What is required
Using the data below, copy every line that contains the word "React".

Material

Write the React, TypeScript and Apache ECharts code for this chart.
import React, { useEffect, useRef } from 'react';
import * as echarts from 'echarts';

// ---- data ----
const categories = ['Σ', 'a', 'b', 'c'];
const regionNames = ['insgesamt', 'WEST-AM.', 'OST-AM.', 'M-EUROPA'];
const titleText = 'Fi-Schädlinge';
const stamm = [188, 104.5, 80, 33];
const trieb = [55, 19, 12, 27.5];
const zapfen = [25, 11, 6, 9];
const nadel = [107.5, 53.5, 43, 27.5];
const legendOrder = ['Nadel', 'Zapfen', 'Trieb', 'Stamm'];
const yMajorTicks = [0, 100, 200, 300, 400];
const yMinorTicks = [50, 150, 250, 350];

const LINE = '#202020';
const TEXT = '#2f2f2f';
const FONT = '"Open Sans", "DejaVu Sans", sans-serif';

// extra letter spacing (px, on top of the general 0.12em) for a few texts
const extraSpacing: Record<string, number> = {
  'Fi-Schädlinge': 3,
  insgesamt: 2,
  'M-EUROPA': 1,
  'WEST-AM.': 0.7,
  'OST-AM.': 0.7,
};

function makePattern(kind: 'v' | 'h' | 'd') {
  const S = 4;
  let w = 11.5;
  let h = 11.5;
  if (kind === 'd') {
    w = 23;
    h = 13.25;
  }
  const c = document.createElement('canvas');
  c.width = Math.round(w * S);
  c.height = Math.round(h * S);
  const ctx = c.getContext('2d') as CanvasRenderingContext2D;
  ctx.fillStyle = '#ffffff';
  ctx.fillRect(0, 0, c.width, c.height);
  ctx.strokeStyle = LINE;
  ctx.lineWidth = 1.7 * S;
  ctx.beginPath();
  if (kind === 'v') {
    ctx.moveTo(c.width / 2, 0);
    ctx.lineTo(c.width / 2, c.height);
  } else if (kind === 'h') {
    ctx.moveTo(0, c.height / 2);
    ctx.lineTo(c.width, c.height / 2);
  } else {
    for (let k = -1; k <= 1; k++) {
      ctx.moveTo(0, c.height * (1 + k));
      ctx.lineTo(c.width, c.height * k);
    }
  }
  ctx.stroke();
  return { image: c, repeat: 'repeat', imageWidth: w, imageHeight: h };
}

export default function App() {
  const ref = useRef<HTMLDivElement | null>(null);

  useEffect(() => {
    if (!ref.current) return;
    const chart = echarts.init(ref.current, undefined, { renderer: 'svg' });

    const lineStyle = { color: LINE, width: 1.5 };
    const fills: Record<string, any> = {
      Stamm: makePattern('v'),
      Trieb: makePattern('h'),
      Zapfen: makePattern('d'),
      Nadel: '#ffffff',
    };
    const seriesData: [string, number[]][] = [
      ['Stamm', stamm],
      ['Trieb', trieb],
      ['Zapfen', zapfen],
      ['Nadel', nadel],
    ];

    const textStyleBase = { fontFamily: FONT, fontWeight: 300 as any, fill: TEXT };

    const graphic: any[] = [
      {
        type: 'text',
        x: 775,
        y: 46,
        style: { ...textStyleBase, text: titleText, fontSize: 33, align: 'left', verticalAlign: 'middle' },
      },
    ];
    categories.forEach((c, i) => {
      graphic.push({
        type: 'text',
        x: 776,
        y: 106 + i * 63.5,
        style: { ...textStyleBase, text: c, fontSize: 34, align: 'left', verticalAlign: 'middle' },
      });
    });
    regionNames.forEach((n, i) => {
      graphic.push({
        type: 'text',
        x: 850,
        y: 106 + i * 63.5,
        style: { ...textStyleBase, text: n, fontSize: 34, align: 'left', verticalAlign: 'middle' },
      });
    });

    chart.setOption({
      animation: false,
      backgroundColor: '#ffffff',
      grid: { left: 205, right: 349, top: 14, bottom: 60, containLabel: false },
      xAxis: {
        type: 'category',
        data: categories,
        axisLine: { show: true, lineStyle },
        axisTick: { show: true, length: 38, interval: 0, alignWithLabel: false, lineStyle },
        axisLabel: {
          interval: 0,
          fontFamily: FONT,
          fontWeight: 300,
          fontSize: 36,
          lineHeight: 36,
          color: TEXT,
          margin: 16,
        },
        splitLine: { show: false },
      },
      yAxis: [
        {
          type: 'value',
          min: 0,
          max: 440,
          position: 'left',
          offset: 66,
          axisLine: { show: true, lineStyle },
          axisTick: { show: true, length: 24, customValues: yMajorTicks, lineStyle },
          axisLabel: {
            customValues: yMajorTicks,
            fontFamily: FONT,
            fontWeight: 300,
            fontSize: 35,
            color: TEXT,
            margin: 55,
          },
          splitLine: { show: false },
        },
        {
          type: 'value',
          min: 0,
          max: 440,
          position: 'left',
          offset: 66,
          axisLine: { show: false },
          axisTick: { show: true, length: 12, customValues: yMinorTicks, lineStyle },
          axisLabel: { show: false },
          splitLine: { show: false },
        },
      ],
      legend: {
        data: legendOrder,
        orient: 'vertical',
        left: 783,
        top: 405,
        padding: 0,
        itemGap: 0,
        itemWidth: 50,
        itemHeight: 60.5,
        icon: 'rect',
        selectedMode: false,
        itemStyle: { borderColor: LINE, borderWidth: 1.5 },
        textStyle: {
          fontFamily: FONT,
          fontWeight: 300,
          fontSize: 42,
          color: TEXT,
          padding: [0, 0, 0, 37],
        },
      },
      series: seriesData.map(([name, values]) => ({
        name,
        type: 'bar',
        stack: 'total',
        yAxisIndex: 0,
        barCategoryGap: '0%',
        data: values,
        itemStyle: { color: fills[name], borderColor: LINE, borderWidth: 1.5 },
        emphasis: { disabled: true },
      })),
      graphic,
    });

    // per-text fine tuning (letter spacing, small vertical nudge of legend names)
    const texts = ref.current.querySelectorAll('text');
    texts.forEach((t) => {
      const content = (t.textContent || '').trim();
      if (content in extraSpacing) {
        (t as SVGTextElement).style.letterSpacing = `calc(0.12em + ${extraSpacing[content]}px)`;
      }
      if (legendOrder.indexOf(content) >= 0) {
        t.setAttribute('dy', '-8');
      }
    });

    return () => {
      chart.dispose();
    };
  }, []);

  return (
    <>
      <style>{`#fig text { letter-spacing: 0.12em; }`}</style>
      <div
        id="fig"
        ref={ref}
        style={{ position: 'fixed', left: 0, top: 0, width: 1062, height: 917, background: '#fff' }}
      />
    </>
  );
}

Reply
Write the React, TypeScript and Apache ECharts code for this chart.
import React, { useEffect, useRef } from 'react';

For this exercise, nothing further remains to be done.